The Dialogus physicus, sive De natura aeris attacked Robert Boyle and other friends of Wallis who were forming themselves into a society (incorporated as the Royal Society in 1662) for experimental research. The full Latin title of the book[19] mentioned Gresham College as the experimental base of Boyle's group, followed immediately by a reference to the duplication of the cube, which in Hobbes's latest version was included as an appendix. Hobbes chose to take as the manifesto of the new academy Boyle's New Experiments touching the Spring of the Air (1660). Hobbes saw the whole approach as a direct contravention of the method of physical inquiry enjoined in the De Corpore. He had reasoned out his own conclusions years before from speculative principles, and he warned them that if they were not content to begin where he had left off, their work would come to naught. This attack from Hobbes was one of several at the time: other opponents of Boyle were Franciscus Linus and Henry More.[20] The issues at stake now had broadened out, and this was a choice Hobbes made, with their implications reaching beyond those of the first phase.[21]
To Hobbes, Boyle replied himself, in the Examen of Mr T. Hobbes, which appeared as an appendix to a second edition (1662) of the New Experiments, along with an answer to Linus.[22] But first Wallis was drawn in again, with the satire Hobbius heauton-timorumenos (1662). It included the accusation that Hobbes used purely verbal tactics, preferring his own semantics of a term such as "air", to cast doubt on the existence of a vacuum.[23]

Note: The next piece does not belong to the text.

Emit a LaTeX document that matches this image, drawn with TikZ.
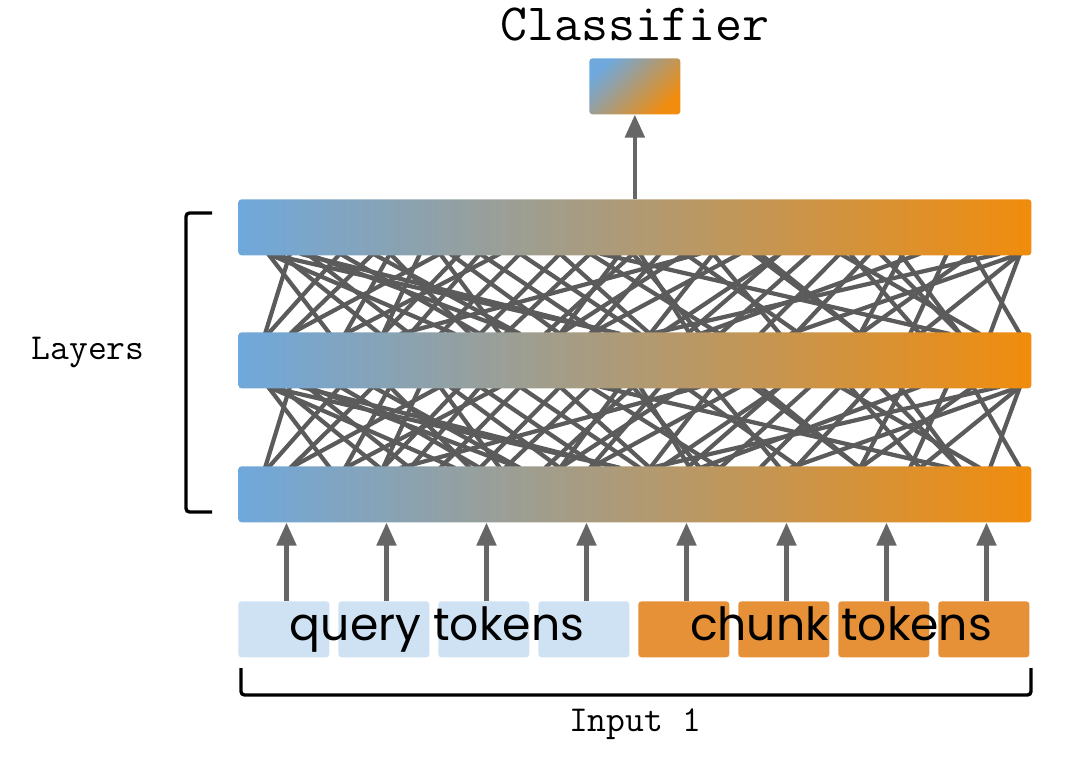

Hobbes reacted to personal attack by keeping aloof from scientific controversy for some years. He did write a letter about himself in the third person, Considerations upon the Reputation, Loyalty, Manners and Religion of Thomas Hobbes's. In this biographical piece, he told his own and Wallis's "little stories during the time of the late rebellion". Wallis did not attempt a reply.
Hobbes never became a Fellow of the Royal Society, which was formally founded right at the time when the controversy drew in Boyle, and it has been debated why. Possible explanations are that he was difficult (cantakerous, even), and in other ways incompatible with the Society as club; or that the attacks by Wallis had successfully diminished his reputation, by showing that he was a lightweight in mathematics, part of a bigger polemic plan to show his thought generally as unoriginal, coming secondhand from others.[24] Another simple explanation is that Hobbes was too "controversial" in the modern sense: he was excluded for reasons of image management.
It is possible that Hobbes's objections to academia extended to the Society. John Aubrey reports that Hobbes thought he had a small group of enemies there.[25] Wallis, Ward and Wilkins were indeed key members of the early Royal Society, having been in the precursor groups in Oxford.
Quentin Skinner therefore proposed, in a 1969 paper Hobbes and the politics of the early Royal Society,[1] that small-group politics explained enough: those three kept Hobbes out of the Royal Society at the start; and that his continuing absence is sufficiently explained by Hobbes's resentment at such treatment. Certainly Hobbes took it badly that Wallis could use the Philosophical Transactions to publish his critical views, for example in a review of Hobbes's Rosetum geometricum, and complained about this in 1672 to Henry Oldenburg.[26]
Recent scholarly explanations are more complex. It is argued by Noel Malcolm that the general position of Hobbes, in 'mechanistic philosophy', was close enough to that current in the Royal Society to be compatible (even given the debate with Boyle), but that his reputation from the political and religious side made him untouchable, and the Society kept him at arm's length for that reason.[27]
After a time Hobbes began a further period of controversial activity, which he dragged out until his ninetieth year. The first piece, published in 1666, De principiis et ratiocinatione geometrarum, was an attack on geometry professors. Three years later he brought his three mathematical achievements together in Quadratura circuli, Cubatio sphaerae, Duplicitio cubii, and as soon as they were once more refuted by Wallis, reprinted them with an answer to the objections. Wallis, who had promised to leave him alone, refuted him again before the year was out. The exchange dragged on through numerous other papers until 1678.